WHAT THE TASK REQUIRES> Leaving out every picture, quote the data below exactly as it appears.

DATA EXTRACT>
· · · · · · ·

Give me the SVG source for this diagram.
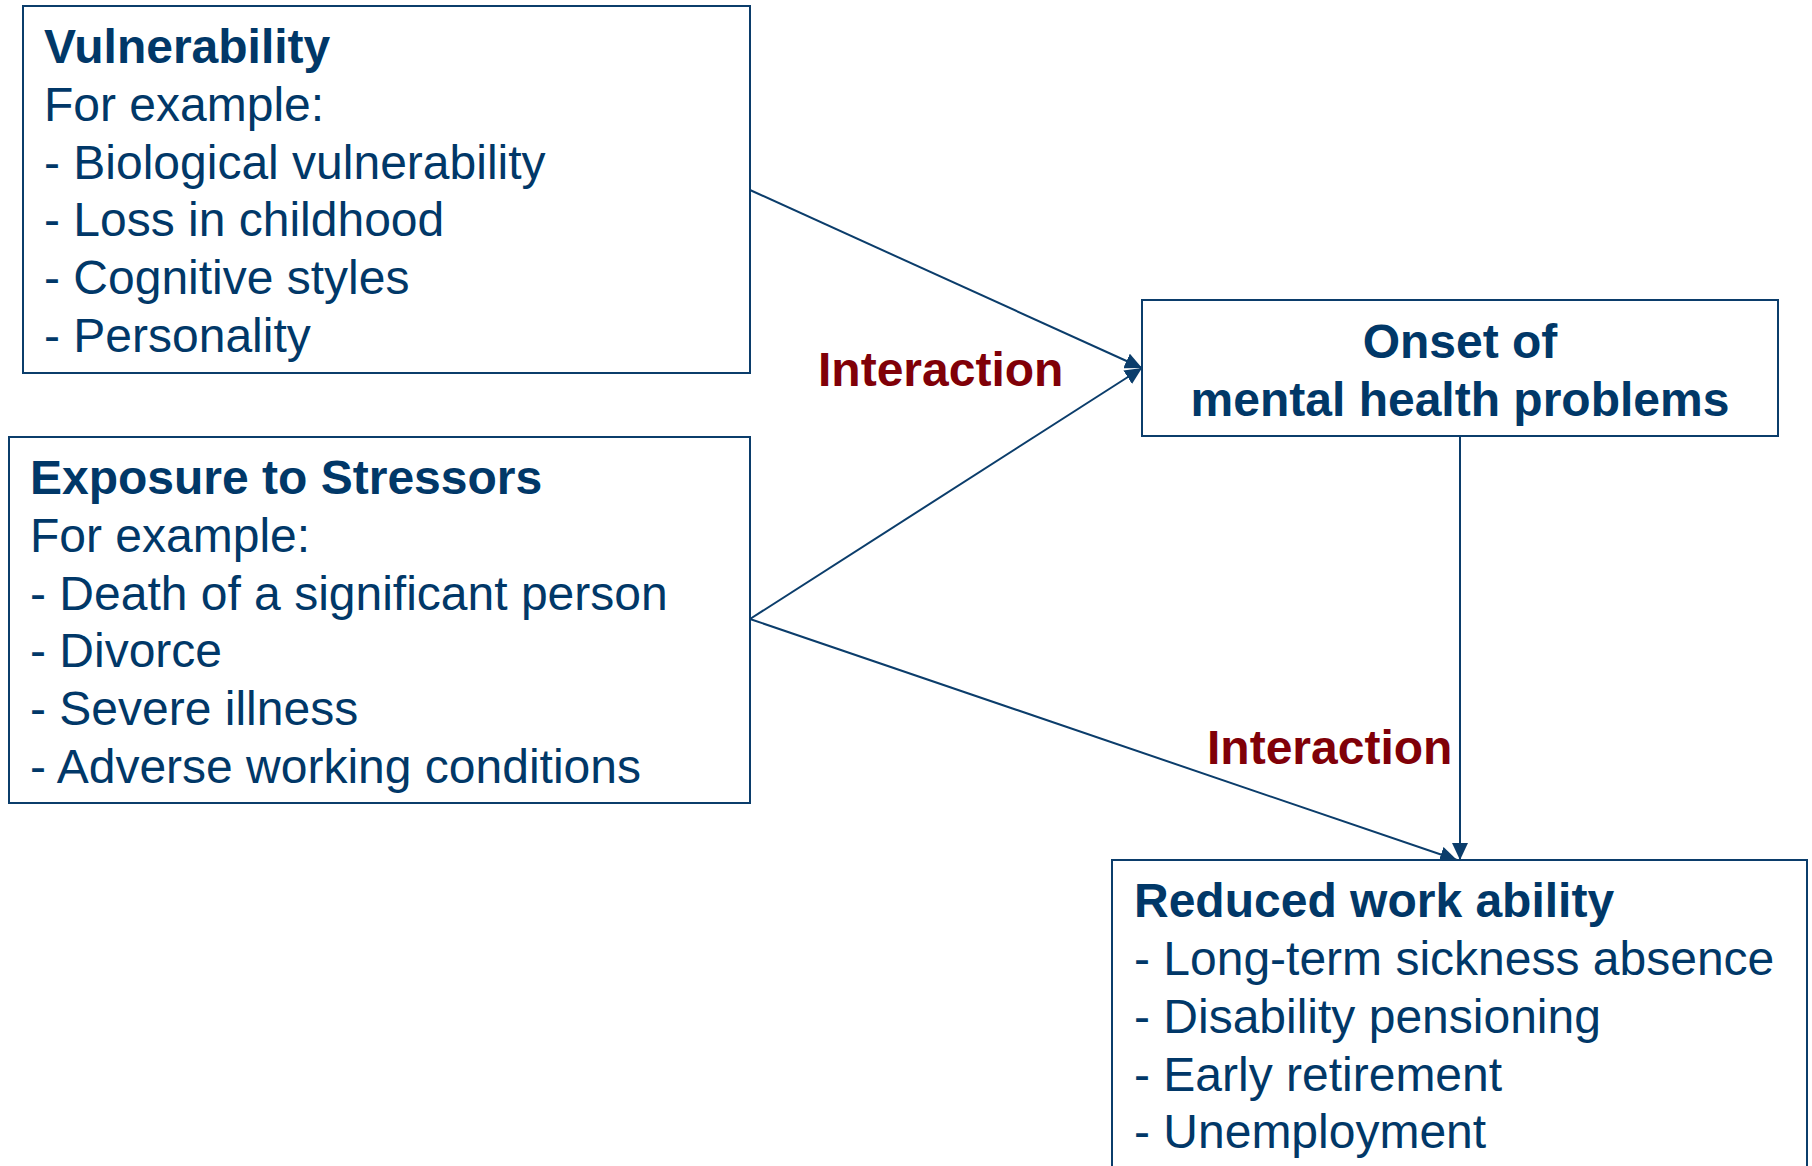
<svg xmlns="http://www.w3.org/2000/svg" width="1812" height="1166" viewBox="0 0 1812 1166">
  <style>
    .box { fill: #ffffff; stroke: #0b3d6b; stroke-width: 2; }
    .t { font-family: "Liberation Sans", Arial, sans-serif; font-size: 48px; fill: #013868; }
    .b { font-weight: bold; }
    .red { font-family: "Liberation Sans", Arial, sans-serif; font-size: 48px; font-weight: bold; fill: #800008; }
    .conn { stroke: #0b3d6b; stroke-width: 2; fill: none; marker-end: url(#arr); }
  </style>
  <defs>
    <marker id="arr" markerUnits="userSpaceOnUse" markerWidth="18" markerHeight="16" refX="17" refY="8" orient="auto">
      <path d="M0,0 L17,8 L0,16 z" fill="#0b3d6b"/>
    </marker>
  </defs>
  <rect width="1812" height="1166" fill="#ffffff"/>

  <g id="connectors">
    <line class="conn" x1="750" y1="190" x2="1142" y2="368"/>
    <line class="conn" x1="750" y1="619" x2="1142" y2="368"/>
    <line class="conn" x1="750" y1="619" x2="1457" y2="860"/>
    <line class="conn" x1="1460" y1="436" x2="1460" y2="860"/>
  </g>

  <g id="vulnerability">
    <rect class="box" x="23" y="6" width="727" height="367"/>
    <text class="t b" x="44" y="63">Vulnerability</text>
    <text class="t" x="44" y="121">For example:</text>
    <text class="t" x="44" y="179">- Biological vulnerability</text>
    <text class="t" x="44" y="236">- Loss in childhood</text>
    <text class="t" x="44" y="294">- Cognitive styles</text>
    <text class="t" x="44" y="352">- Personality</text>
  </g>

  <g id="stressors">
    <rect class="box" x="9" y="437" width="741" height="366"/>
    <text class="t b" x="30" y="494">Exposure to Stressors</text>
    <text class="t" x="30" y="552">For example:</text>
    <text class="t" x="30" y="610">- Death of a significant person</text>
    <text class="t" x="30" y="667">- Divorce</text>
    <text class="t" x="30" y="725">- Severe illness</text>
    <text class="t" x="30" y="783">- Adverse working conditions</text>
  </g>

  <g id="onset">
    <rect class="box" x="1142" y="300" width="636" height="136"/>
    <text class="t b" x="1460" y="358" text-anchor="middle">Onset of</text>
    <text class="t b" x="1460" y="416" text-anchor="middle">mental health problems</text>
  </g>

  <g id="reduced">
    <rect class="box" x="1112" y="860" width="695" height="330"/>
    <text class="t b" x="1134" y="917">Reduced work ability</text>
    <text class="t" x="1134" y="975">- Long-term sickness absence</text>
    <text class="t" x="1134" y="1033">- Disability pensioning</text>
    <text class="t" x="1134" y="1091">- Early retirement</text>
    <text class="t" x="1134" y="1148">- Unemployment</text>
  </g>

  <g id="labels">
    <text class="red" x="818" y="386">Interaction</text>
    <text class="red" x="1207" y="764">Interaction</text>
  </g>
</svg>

· · · · · · ·

ANSWER TO THE EXERCISE>
Give me the SVG source for this diagram.
<svg xmlns="http://www.w3.org/2000/svg" width="1812" height="1166" viewBox="0 0 1812 1166">
  <style>
    .box { fill: #ffffff; stroke: #0b3d6b; stroke-width: 2; }
    .t { font-family: "Liberation Sans", Arial, sans-serif; font-size: 48px; fill: #013868; }
    .b { font-weight: bold; }
    .red { font-family: "Liberation Sans", Arial, sans-serif; font-size: 48px; font-weight: bold; fill: #800008; }
    .conn { stroke: #0b3d6b; stroke-width: 2; fill: none; marker-end: url(#arr); }
  </style>
  <defs>
    <marker id="arr" markerUnits="userSpaceOnUse" markerWidth="18" markerHeight="16" refX="17" refY="8" orient="auto">
      <path d="M0,0 L17,8 L0,16 z" fill="#0b3d6b"/>
    </marker>
  </defs>
  <rect width="1812" height="1166" fill="#ffffff"/>

  <g id="connectors">
    <line class="conn" x1="750" y1="190" x2="1142" y2="368"/>
    <line class="conn" x1="750" y1="619" x2="1142" y2="368"/>
    <line class="conn" x1="750" y1="619" x2="1457" y2="860"/>
    <line class="conn" x1="1460" y1="436" x2="1460" y2="860"/>
  </g>

  <g id="vulnerability">
    <rect class="box" x="23" y="6" width="727" height="367"/>
    <text class="t b" x="44" y="63">Vulnerability</text>
    <text class="t" x="44" y="121">For example:</text>
    <text class="t" x="44" y="179">- Biological vulnerability</text>
    <text class="t" x="44" y="236">- Loss in childhood</text>
    <text class="t" x="44" y="294">- Cognitive styles</text>
    <text class="t" x="44" y="352">- Personality</text>
  </g>

  <g id="stressors">
    <rect class="box" x="9" y="437" width="741" height="366"/>
    <text class="t b" x="30" y="494">Exposure to Stressors</text>
    <text class="t" x="30" y="552">For example:</text>
    <text class="t" x="30" y="610">- Death of a significant person</text>
    <text class="t" x="30" y="667">- Divorce</text>
    <text class="t" x="30" y="725">- Severe illness</text>
    <text class="t" x="30" y="783">- Adverse working conditions</text>
  </g>

  <g id="onset">
    <rect class="box" x="1142" y="300" width="636" height="136"/>
    <text class="t b" x="1460" y="358" text-anchor="middle">Onset of</text>
    <text class="t b" x="1460" y="416" text-anchor="middle">mental health problems</text>
  </g>

  <g id="reduced">
    <rect class="box" x="1112" y="860" width="695" height="330"/>
    <text class="t b" x="1134" y="917">Reduced work ability</text>
    <text class="t" x="1134" y="975">- Long-term sickness absence</text>
    <text class="t" x="1134" y="1033">- Disability pensioning</text>
    <text class="t" x="1134" y="1091">- Early retirement</text>
    <text class="t" x="1134" y="1148">- Unemployment</text>
  </g>

  <g id="labels">
    <text class="red" x="818" y="386">Interaction</text>
    <text class="red" x="1207" y="764">Interaction</text>
  </g>
</svg>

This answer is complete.